Ms. Abarca did a mathematical evaluation with each of the three parts of our grades (academics, extra-curricular, character) to arrive at the weighted rank. The person with the lowest number is the 1st and the person with the highest number is the 3rd. (This is because our final averages were multiplied according to the factor indicated. Our final grades in academics were multiplied by 7 [70%], extra-curricular by 2 and character by 1)
Deo had 12 points. Abby had 19 points. I had 22.
As I saw those numbers, my world nearly crashed down. I thought I would emerge victorious. I thought I would land at a “Heavenly place.” Sa Tagalog, masayado akong nag-akala. Nakalimutan ko na lahat ng akala mali. Sobrang mali.
I can feel the tears about to rush out of my tear ducts and pour profusely down my face. I chose to reserve those tears for my alone time with God. I kept a firm yet happy countenance as we opened the dividers and let our other batch mates in.

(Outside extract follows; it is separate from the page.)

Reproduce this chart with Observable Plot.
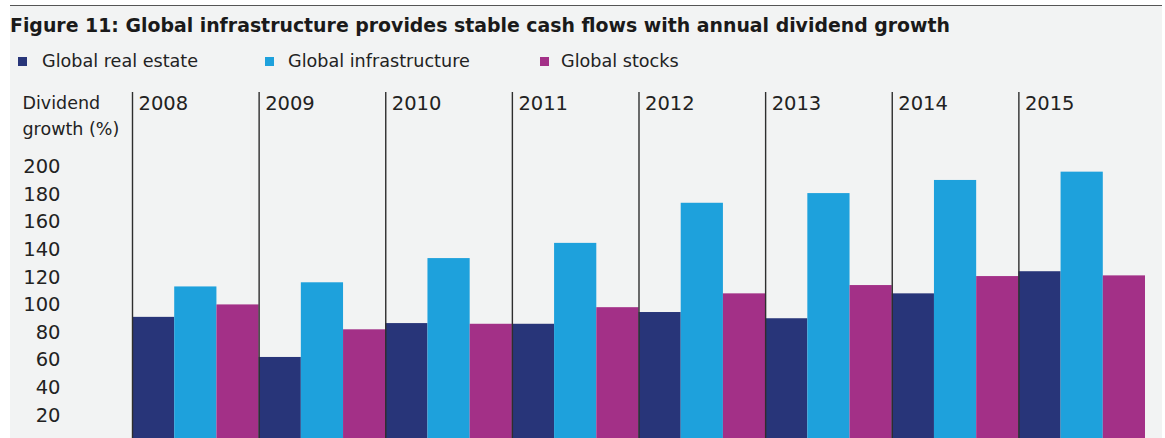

We proceeded downstairs to head to our school-church’s auditorium. I wore my black, filtering shades because I realized I could not hide the tears any longer. I chose a path not-so-distanced from my classmates to avoid empathetic questions. I only had one question and it’s directed to God and myself. Why?
I took my iPod and wished I had the song “Just Once” so I could sing to the first verse and relate. I sung it in my head.
“I did my best, but I guess my best wasn’t good enough. ‘Cause here I am back where I was before….”
Here I am again, back at #3.
Later that evening, as I knelt down in prayer, I burst into tears, the tears I have been trying so hard to control. This time, I can cry all I want and the Person I was gonna cry to would never push me aside nor be judgmental towards me. Once again, God humbled me. He made me realize that I had even more potential and diligence to pour on my education; I wasn’t just seeing it yet. It was not impossible, but it’s certainly difficult. I would rather win third in the most challenging and difficult race in the world than first in the race I know I would ace so easily. When I read the Bible that day, I was encouraged and amazed by the strong and courageous leader, Joshua. An astonishing and seemingly impossible story about him and the Israelites could be found in the 10th chapter of his book. After hearing how Joshua and the Israelites defeated the kings of Jericho and Ai and how the Gibeonites made a peace treaty with them, five Amorite kings conspired against the Gibeonites and attacked them. By doing so, they actually planned their own tragic demise. God used Joshua and the Israelites to help the Gibeonites defeat the evil kings because the Gibeonites were the only foreigners kind enough to God’s chosen nation. As the battle waged, Joshua did an astonishing thing. He commanded, in the presence of God and Israel, the sun to stand still and the moon to stop moving. As a result, “the sun stopped in t he middle of the day and delayed going down about a full day!”
Scientifically, that is impossible! To me, it is very astonishing and amazing! I am also encouraged by the story and Joshua because I know what kind of God I am serving and entrusting my whole life to. Not because we’re sinful, He no longer listens to us. In fact, He delights in answering our prayers, as long as they are aligned to His will.
I may have landed third place in high school, but that is not the end of everything. In fact, it’s just a taste to what the real competition looks like: COLLEGE. I thank God because He never bases His love and acceptance and my worth on medals and other earthly achievement. As long as I performed the best way He wanted me to, I know He’s proud of me. I can see Him smiling.
The sun has not set over my time yet. It’s only beginning to rise.